>> Start Task material

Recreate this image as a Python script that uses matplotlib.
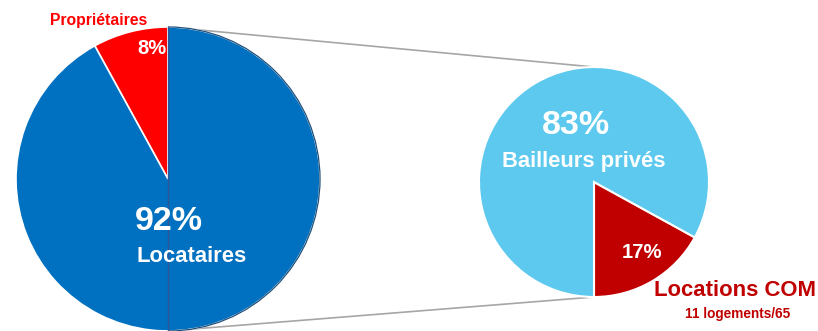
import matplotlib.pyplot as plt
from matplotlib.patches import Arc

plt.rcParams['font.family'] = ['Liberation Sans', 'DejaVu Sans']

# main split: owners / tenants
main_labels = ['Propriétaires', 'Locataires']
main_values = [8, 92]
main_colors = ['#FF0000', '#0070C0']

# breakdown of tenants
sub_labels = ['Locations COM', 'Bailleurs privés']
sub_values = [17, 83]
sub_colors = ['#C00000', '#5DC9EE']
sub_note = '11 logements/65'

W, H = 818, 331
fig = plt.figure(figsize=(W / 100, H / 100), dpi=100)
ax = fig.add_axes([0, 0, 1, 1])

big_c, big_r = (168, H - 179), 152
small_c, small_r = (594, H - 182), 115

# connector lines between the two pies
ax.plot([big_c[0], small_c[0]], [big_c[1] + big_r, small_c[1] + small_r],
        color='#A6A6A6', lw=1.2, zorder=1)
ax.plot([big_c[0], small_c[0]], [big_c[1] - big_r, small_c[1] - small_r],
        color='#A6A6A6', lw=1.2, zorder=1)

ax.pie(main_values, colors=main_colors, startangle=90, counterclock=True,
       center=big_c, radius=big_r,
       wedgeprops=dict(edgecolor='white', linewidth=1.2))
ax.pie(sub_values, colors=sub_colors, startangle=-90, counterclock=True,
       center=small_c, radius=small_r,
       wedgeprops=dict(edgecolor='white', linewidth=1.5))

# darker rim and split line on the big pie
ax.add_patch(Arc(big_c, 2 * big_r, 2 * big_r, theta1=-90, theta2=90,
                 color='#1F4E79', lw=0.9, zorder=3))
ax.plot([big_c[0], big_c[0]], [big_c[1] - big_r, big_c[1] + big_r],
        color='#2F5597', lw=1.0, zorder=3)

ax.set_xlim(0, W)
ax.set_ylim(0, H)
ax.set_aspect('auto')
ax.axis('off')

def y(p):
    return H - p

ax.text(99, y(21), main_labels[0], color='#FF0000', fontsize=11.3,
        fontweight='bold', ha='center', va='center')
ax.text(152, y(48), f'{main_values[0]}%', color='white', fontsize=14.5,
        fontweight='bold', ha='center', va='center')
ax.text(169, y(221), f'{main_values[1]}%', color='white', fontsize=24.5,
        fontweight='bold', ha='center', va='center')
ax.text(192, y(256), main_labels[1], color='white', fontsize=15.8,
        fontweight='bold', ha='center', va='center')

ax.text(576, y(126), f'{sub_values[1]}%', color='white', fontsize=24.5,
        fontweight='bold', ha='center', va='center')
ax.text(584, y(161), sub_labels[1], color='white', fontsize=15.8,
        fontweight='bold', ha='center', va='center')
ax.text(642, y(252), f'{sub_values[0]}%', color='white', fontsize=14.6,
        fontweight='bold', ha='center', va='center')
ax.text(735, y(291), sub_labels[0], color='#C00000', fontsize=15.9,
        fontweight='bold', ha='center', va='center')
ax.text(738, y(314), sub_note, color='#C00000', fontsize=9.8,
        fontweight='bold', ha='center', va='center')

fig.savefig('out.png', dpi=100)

>> End Task material
>> Start Task material

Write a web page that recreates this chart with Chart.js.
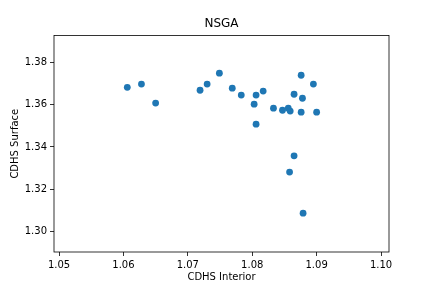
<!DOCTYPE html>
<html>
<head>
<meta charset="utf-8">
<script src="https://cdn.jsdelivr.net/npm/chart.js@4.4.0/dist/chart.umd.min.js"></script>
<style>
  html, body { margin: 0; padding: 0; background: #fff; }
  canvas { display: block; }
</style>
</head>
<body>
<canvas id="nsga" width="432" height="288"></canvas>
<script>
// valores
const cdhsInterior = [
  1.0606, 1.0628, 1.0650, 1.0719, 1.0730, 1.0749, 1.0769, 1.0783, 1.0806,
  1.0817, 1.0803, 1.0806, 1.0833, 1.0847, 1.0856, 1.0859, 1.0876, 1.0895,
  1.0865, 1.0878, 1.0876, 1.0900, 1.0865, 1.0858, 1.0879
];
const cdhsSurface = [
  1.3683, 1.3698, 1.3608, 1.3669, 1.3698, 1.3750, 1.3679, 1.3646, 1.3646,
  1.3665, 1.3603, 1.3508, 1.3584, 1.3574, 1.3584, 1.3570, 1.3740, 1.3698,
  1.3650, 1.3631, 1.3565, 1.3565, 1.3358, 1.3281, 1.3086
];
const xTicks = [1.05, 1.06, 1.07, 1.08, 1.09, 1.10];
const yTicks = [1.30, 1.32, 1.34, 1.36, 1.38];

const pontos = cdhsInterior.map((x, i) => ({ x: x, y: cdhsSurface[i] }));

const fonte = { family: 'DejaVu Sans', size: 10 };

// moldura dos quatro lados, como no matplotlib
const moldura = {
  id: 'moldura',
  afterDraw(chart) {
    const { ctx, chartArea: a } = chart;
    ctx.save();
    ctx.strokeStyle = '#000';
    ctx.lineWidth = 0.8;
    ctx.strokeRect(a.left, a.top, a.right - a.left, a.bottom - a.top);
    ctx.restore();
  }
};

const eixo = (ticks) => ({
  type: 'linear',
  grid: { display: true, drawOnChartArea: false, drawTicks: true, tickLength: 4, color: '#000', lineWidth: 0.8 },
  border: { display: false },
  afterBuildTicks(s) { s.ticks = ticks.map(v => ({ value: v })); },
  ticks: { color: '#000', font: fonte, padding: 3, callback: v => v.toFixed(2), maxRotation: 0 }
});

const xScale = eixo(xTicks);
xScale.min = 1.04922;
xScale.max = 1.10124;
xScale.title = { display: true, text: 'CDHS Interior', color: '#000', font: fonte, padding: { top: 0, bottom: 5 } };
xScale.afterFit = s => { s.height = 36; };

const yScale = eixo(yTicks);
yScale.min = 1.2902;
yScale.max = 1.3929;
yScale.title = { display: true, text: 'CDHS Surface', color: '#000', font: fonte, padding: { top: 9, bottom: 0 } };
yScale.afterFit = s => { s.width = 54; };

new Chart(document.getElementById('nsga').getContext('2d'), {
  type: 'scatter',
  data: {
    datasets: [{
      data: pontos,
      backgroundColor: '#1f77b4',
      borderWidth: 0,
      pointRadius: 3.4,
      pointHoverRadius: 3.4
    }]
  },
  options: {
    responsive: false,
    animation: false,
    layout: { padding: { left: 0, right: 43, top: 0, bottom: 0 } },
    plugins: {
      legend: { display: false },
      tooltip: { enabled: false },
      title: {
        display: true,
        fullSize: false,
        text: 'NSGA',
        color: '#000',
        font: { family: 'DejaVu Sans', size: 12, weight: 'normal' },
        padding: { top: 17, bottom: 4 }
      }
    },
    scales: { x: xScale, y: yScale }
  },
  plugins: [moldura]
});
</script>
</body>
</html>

>> End Task material

__Given problem__.
Gather from the records above every line containing the string "matplotlib".

__Problem solution__.
Recreate this image as a Python script that uses matplotlib.
import matplotlib.pyplot as plt
from matplotlib.patches import Arc
// moldura dos quatro lados, como no matplotlib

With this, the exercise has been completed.